Sir John Luttrell is an allegorical portrait in oils by the London-based Flemish artist Hans Eworth painted in 1550, of Sir John Luttrell, an English soldier, diplomat, and courtier under Henry VIII and Edward VI.

Landscape with the Flight into Egypt is a 1563 oil on wooden board painting by Pieter Bruegel the Elder, showing the biblical Flight into Egypt of Mary and Joseph with the infant Jesus. It measures 37.1 by 55.6 centimetres and is displayed at the Courtauld Gallery in London.

La Loge is an 1874 oil painting by Pierre-Auguste Renoir. It is part of the collection at the Courtauld Institute of Art in London.

Mont Sainte-Victoire with Large Pine is an oil on canvas painting by the French artist Paul Cézanne. It is owned by the Courtauld Institute of Art and on display in the Gallery at Somerset House. It belongs to a series of oil paintings of Mont Sainte-Victoire that Cézanne painted throughout his career.
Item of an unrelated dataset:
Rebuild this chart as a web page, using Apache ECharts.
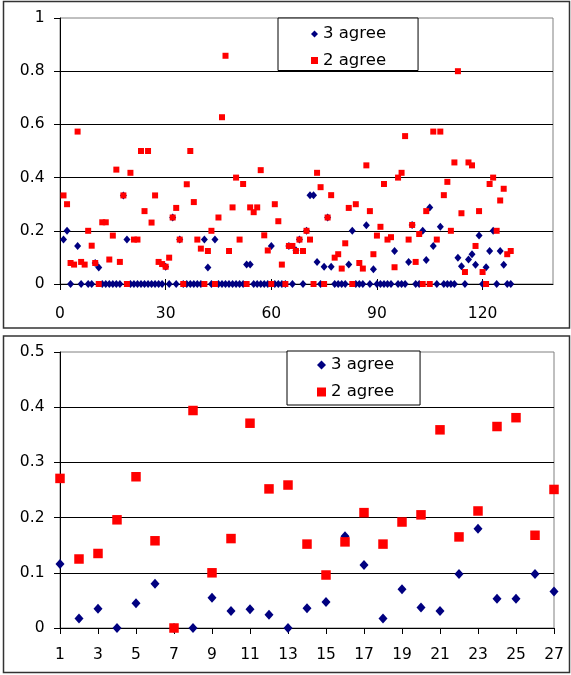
<!DOCTYPE html>
<html>
<head>
<meta charset="utf-8">
<script src="https://cdn.jsdelivr.net/npm/echarts@6/dist/echarts.min.js"></script>
<style>
  html, body { margin: 0; padding: 0; background: #fff; }
  #chart { width: 571px; height: 675px; }
</style>
</head>
<body>
<div id="chart"></div>
<script>
// Top panel: 128 items, share of items where 3 / 2 annotators agree.
const top3Agree = [
  0.167, 0.2, 0, null, 0.143, 0, null, 0, 0, 0.079,
  0.062, 0, 0, 0, 0, 0, 0, 0.333, 0.167, 0,
  0, 0, 0, 0, 0, 0, 0, 0, 0, 0.065,
  0, 0.25, 0, 0.167, 0, 0, 0, 0, 0, 0,
  0.167, 0.062, 0, 0.167, 0, 0, 0, 0, 0, 0,
  0, 0, 0.073, 0.073, 0, 0, 0, 0, 0, 0.143,
  0, 0, 0, 0, 0.143, 0, 0.127, 0.167, 0, 0.2,
  0.334, 0.334, 0.083, 0, 0.065, 0.25, 0.065, 0, 0, 0,
  0, 0.073, 0.2, 0, 0, 0, 0.221, 0, 0.055, 0,
  0, 0, 0, 0, 0.124, 0, 0, 0, 0.083, 0.222,
  0, 0, 0.2, 0.09, 0.288, 0.143, 0, 0.215, 0, 0,
  0, 0, 0.099, 0.067, 0, 0.092, 0.112, 0.072, 0.182, 0,
  0.063, 0.124, 0.2, 0, 0.124, 0.072, 0, 0
];
const top2Agree = [
  0.333, 0.3, 0.079, 0.073, 0.573, 0.083, 0.073, 0.2, 0.144, 0.079,
  0, 0.232, 0.232, 0.092, 0.182, 0.43, 0.083, 0.333, 0, 0.418,
  0.167, 0.167, 0.5, 0.274, 0.5, 0.231, 0.333, 0.083, 0.075, 0.065,
  0.099, 0.25, 0.286, 0.167, 0, 0.375, 0.5, 0.308, 0.167, 0.133,
  0, 0.124, 0.2, 0, 0.25, 0.627, 0.858, 0.124, 0.288, 0.4,
  0.167, 0.376, 0, 0.288, 0.27, 0.288, 0.428, 0.183, 0.126, 0,
  0.3, 0.236, 0.073, 0, 0.143, 0.143, 0.124, 0.167, 0.124, 0.2,
  0.167, 0, 0.418, 0.364, 0, 0.25, 0.334, 0.099, 0.112, 0.058,
  0.153, 0.286, 0, 0.3, 0.079, 0.058, 0.446, 0.274, 0.112, 0.182,
  0.215, 0.376, 0.167, 0.176, 0.063, 0.4, 0.418, 0.556, 0.167, 0.222,
  0.083, 0.188, 0, 0.274, 0, 0.573, 0.167, 0.573, 0.334, 0.384,
  0.2, 0.457, 0.8, 0.266, 0.045, 0.457, 0.446, 0.143, 0.274, 0.045,
  0, 0.376, 0.4, 0.2, 0.314, 0.358, 0.112, 0.124
];
const topXTicks = [0, 30, 60, 90, 120];

// Bottom panel: 27 items.
const bottom3Agree = [
  0.116, 0.017, 0.035, 0, 0.045, 0.080, 0, 0, 0.055, 0.031,
  0.034, 0.024, 0, 0.036, 0.047, 0.166, 0.114, 0.017, 0.070, 0.037,
  0.031, 0.098, 0.180, 0.053, 0.053, 0.098, 0.066
];
const bottom2Agree = [
  0.271, 0.125, 0.135, 0.196, 0.274, 0.158, 0, 0.394, 0.1, 0.162,
  0.371, 0.252, 0.259, 0.152, 0.096, 0.156, 0.209, 0.152, 0.192, 0.205,
  0.359, 0.165, 0.212, 0.365, 0.381, 0.168, 0.251
];

const NAVY = '#000080';
const RED = '#ff0000';
const FONT = 'DejaVu Sans';

// item number is the position in the list, starting at 1
const toPoints = (vals) => vals.map((v, i) => [i + 1, v]);

const labelStyle = { color: '#000', fontFamily: FONT, fontSize: 15.5 };

function valueAxis(extra) {
  return Object.assign({
    type: 'value',
    axisLine: { show: true, lineStyle: { color: '#000', width: 1 } },
    axisTick: { show: true, length: 6, lineStyle: { color: '#000' } },
    axisLabel: Object.assign({ margin: 15.5 }, labelStyle),
    splitLine: { show: false },
  }, extra);
}

const gridLines = {
  show: true, showMinLine: false, showMaxLine: false,
  lineStyle: { color: '#000', width: 1 },
};

const legendBase = {
  orient: 'vertical',
  backgroundColor: '#fff',
  borderColor: '#000',
  borderWidth: 1,
  borderRadius: 0,
  selectedMode: false,
  textStyle: { color: '#000', fontFamily: FONT, fontSize: 16.5, lineHeight: 18 },
  data: ['3 agree', '2 agree'],
};

const chart = echarts.init(document.getElementById('chart'), null, { renderer: 'canvas' });
chart.setOption({
  animation: false,
  backgroundColor: '#fff',
  graphic: [
    { type: 'rect', shape: { x: 3.5, y: 1.5, width: 566, height: 326.5 },
      style: { fill: 'none', stroke: '#333', lineWidth: 1.5 }, silent: true },
    { type: 'rect', shape: { x: 3.5, y: 336, width: 566, height: 336.5 },
      style: { fill: 'none', stroke: '#333', lineWidth: 1.5 }, silent: true },
  ],
  grid: [
    { left: 60, top: 18, width: 493, height: 266, show: true, borderColor: '#808080', borderWidth: 1, backgroundColor: 'transparent' },
    { left: 60, top: 352, width: 494, height: 276, show: true, borderColor: '#808080', borderWidth: 1, backgroundColor: 'transparent' },
  ],
  legend: [
    Object.assign({}, legendBase, { left: 278, top: 18, itemWidth: 7, itemHeight: 7, itemGap: 8.5, padding: [7, 32, 1, 33] }),
    Object.assign({}, legendBase, { left: 287, top: 351, itemWidth: 9, itemHeight: 9, itemGap: 9, padding: [5, 26, 4, 30] }),
  ],
  xAxis: [
    valueAxis({
      gridIndex: 0, position: 'bottom', min: 0, max: 140, interval: 30,
      axisLabel: Object.assign({ margin: 21.5, customValues: topXTicks }, labelStyle),
      axisTick: { show: true, length: 6, customValues: topXTicks, lineStyle: { color: '#000' } },
    }),
    // inner half of the crossing tick marks
    valueAxis({
      gridIndex: 0, position: 'bottom', min: 0, max: 140, interval: 30,
      axisLine: { show: false },
      axisLabel: { show: false },
      axisTick: { show: true, inside: true, length: 5, customValues: topXTicks, lineStyle: { color: '#000' } },
    }),
    valueAxis({
      gridIndex: 1, position: 'bottom', min: 1, max: 27, interval: 2,
      axisLabel: Object.assign({ margin: 19 }, labelStyle),
    }),
  ],
  yAxis: [
    valueAxis({ gridIndex: 0, min: 0, max: 1, interval: 0.2, splitLine: gridLines }),
    valueAxis({ gridIndex: 1, min: 0, max: 0.5, interval: 0.1, splitLine: gridLines }),
  ],
  series: [
    { name: '3 agree', type: 'scatter', xAxisIndex: 0, yAxisIndex: 0,
      symbol: 'diamond', symbolSize: [7, 8], itemStyle: { color: NAVY, opacity: 1 },
      data: toPoints(top3Agree) },
    { name: '2 agree', type: 'scatter', xAxisIndex: 0, yAxisIndex: 0,
      symbol: 'rect', symbolSize: 6, itemStyle: { color: RED, opacity: 1 },
      data: toPoints(top2Agree) },
    { name: '3 agree', type: 'scatter', xAxisIndex: 2, yAxisIndex: 1,
      symbol: 'diamond', symbolSize: [9, 10], itemStyle: { color: NAVY, opacity: 1 },
      data: toPoints(bottom3Agree) },
    { name: '2 agree', type: 'scatter', xAxisIndex: 2, yAxisIndex: 1,
      symbol: 'rect', symbolSize: 9.5, itemStyle: { color: RED, opacity: 1 },
      data: toPoints(bottom2Agree) },
  ],
});
</script>
</body>
</html>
Nativity or Rest on the Flight into Egypt is a c.1521-1522 oil on panel painting by Parmigianino, now in the Courtauld Gallery in London.

Seated Nude is a 1916 oil on canvas painting by Amedeo Modigliani, now in the Courtauld Gallery. The painting is one of a famous series of nudes that Modigliani painted between 1916-1918, which include many of his most famous works. Its model was Beatrice Hastings, then the artist's lover.

Self-Portrait with Bandaged Ear is an 1889 self-portrait by Dutch, Post-Impressionist artist Vincent van Gogh. The painting is now in the collection of the Courtauld Institute of Art and on display in the Gallery at Somerset House.

Virgin and Child is an unfinished c.1527-1528 oil on panel painting by Parmigianino, now in the Courtauld Gallery in London. As it is usually identified with one which Giorgio Vasari sketched in Bologna and later bought for himself, it is sometimes also known as the Vasari Madonna. The work passed through unknown hands after Vasari, eventually ending up in Lord Kinnard's collection, from whose successors Antoine Seilern acquired it via Colnaghi in 1965 before bequeathing it to its present owners in 1978.

Young Woman Powdering Herself is an oil on canvas painting executed between 1889–90, by the French painter Georges Seurat. The work, one of the leading examples of pontillism, depicts the artist's mistress Madeleine Knobloch. It is in the collection of the Courtauld Institute of Art and on display in the Gallery at Somerset House.